Western Hudson Bay
Mary Burridge and Nicholas Mandrak
Major Habitat Type
Drainages flowing into
All rivers flow into the Arctic Ocean via Hudson Bay.
Main rivers to other water bodies
The largest river system in this ecoregion is the Thelon River (904 km). It begins in Lynx Lake, NWT, flows through Beverly, Aberdeen, Schultz, and Baker lakes in Nunavut, and empties into Chesterfield Inlet, Hudson Bay. Its main tributaries are the Dubawnt River ( 842 km), which joins the Thelon River at Beverly Lake, and the Kazan River (850 km), which enters the Thelon River at Baker Lake. Drainages further south include the Thlewiaza River that begins in Manitoba and flows through Nueltin Lake into Hudson Bay. The North and South Seal rivers join at Shethanei Lake to form the Seal River. The main tributary of the Seal River is the Wolverine River.
Wollaston and Reindeer lakes are also located in this ecoregion.
This ecoregion occurs in northeast Saskatchewan, northern Manitoba, southeastern Northwest Territories (NWT), and much of the mainland of Nunavut. Major drainages include the Thelon, Thlewiaza, and Seal rivers.
The western part of this ecoregion is underlain by flat-lying Paleozoic and Mesozoic sedimentary bedrock, with lowland plains of glacial moraine and marine deposits. Chesterfield Inlet is a fjord that stretches inland 160 km from Hudson Bay to the Thelon River. It marks a physiographic divide between a narrow, rocky coastal plain with hilly terrain to the north, and an expanse of low relief and poorly developed drainage to the south. Further south the ecoregion is underlain by Precambrian granitic bedrock, with broadly rolling uplands and lowlands studded with numerous lakes, ponds, and wetlands. Bedrock outcrops are common, and there are long eskers reaching lengths of up to 100 km in places.
The Thelon River, the largest unaltered drainage basin emptying into Hudson Bay, winds through a broad valley lined with thick stands of spruce. The Seal River originates at Shethanei Lake where sand-crowned eskers are typical of much of the landscape. The river accelerates into rapids and gorges at Great Island, and then flows through a transitional subarctic zone into arctic tundra. Here, the Seal passes through huge boulder fields and complex rapids before flowing into Hudson Bay. Many of the lakes, including Reindeer, Wollaston, Nueltin, and Dubawnt, are characteristic Canadian Shield lakes with irregular shorelines, numerous islands, and clear and deep waters.
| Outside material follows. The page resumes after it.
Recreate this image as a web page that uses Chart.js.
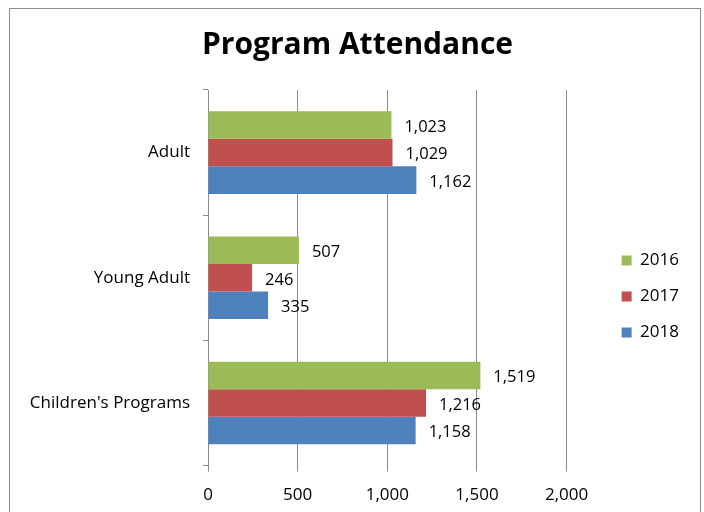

Lakes in the northern part of this ecoregion are icebound most of the year. Wetlands are common in lowlands throughout the ecoregion.
This ecoregion spans a transition zone between tundra and boreal forest. To the north vegetation is sparse and dwarfed due to a harsh climate and shallow soil. Arctic willow (Salix arctica) is present with saxifrage (Saxifraga spp. ) and lichens. Vegetation is greater on wet sites along coastal lowlands, sheltered valleys, and along rivers and streams. Further south there is a continuous cover of shrubby vegetation with stunted black spruce (Picea mariana), tamarack (Larix laricina), white spruce (P. glauca), dwarf birch (Betula spp.), willow (Salix spp.), ericaceous shrubs (Ericaceae), cottongrass (Eriophorum spp.), lichens, and moss.
Description of endemic fishes
There are no known endemic species within the ecoregion.
The Arctic char (Salvelinus alpinus) and, occasionally, lake trout (S. namaycush)exhibit anadromy between Hudson Bay and its tributaries. Harbour Seals (Phoca vitulina), normally found in salt water, are found up to 200 km upstream from Hudson Bay, in the Seal River.
Justification for delineation
The ecoregions of Canada were identified based on the faunal similarity of 166 major watersheds based on a cluster analysis of freshwater fish occurrences in these watersheds. The Western Hudson Bay ecoregion is comprised of watersheds draining into western Hudson Bay. The fish fauna is a mix of fishes from the northwestern Berinigian refugium and southern Mississippian refugium, but lacking some of the diadromous species found in the Arctic drainages.